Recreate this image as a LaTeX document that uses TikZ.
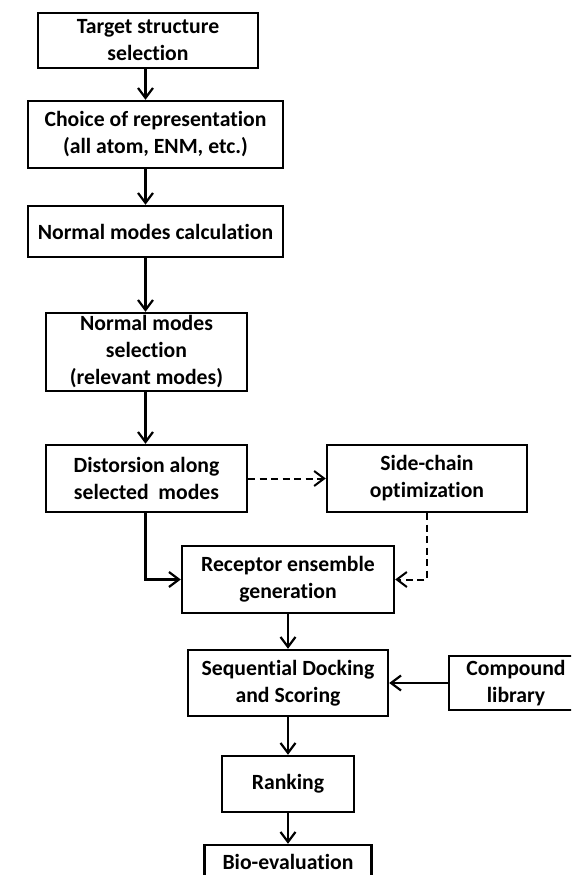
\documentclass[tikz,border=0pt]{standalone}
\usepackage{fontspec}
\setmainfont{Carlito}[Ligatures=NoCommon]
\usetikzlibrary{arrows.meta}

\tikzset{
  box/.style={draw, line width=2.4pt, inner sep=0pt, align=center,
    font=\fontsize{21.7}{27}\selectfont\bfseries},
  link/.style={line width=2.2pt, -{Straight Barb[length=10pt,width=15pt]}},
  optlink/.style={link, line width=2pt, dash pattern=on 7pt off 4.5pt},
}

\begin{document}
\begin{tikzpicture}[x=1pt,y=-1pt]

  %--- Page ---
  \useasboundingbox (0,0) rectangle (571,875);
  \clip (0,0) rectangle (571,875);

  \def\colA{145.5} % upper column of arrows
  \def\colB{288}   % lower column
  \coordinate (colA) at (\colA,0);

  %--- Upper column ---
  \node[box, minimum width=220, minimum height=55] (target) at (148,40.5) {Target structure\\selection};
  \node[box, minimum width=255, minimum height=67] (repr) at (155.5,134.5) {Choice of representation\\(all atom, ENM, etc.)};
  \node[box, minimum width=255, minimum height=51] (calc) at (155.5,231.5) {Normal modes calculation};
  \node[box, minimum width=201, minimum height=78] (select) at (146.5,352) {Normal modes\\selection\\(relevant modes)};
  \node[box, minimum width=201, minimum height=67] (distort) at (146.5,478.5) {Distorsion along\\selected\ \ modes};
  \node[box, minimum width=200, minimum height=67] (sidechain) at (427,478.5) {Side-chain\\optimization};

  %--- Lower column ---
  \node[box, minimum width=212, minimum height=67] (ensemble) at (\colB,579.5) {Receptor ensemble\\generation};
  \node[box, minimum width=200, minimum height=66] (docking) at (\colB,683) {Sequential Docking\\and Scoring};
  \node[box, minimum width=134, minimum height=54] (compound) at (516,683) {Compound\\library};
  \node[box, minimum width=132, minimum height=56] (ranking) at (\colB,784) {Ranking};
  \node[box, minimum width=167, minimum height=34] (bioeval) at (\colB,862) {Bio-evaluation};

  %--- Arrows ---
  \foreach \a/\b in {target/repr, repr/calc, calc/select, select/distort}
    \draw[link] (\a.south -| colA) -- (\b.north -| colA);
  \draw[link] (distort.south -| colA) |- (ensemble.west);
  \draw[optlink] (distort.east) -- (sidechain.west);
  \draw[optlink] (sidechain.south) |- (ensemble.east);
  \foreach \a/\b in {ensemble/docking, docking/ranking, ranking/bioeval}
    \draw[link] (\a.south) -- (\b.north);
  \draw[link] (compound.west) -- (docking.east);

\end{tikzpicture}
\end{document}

== Short problem ==
Transcribe exactly, with no pictures, the lines running from the first line of the material through the line holding "(colA) at (\colA,0);".

== Solution ==
Recreate this image as a LaTeX document that uses TikZ.
\documentclass[tikz,border=0pt]{standalone}
\usepackage{fontspec}
\setmainfont{Carlito}[Ligatures=NoCommon]
\usetikzlibrary{arrows.meta}

\tikzset{
  box/.style={draw, line width=2.4pt, inner sep=0pt, align=center,
    font=\fontsize{21.7}{27}\selectfont\bfseries},
  link/.style={line width=2.2pt, -{Straight Barb[length=10pt,width=15pt]}},
  optlink/.style={link, line width=2pt, dash pattern=on 7pt off 4.5pt},
}

\begin{document}
\begin{tikzpicture}[x=1pt,y=-1pt]

  %--- Page ---
  \useasboundingbox (0,0) rectangle (571,875);
  \clip (0,0) rectangle (571,875);

  \def\colA{145.5} % upper column of arrows
  \def\colB{288}   % lower column
  \coordinate (colA) at (\colA,0);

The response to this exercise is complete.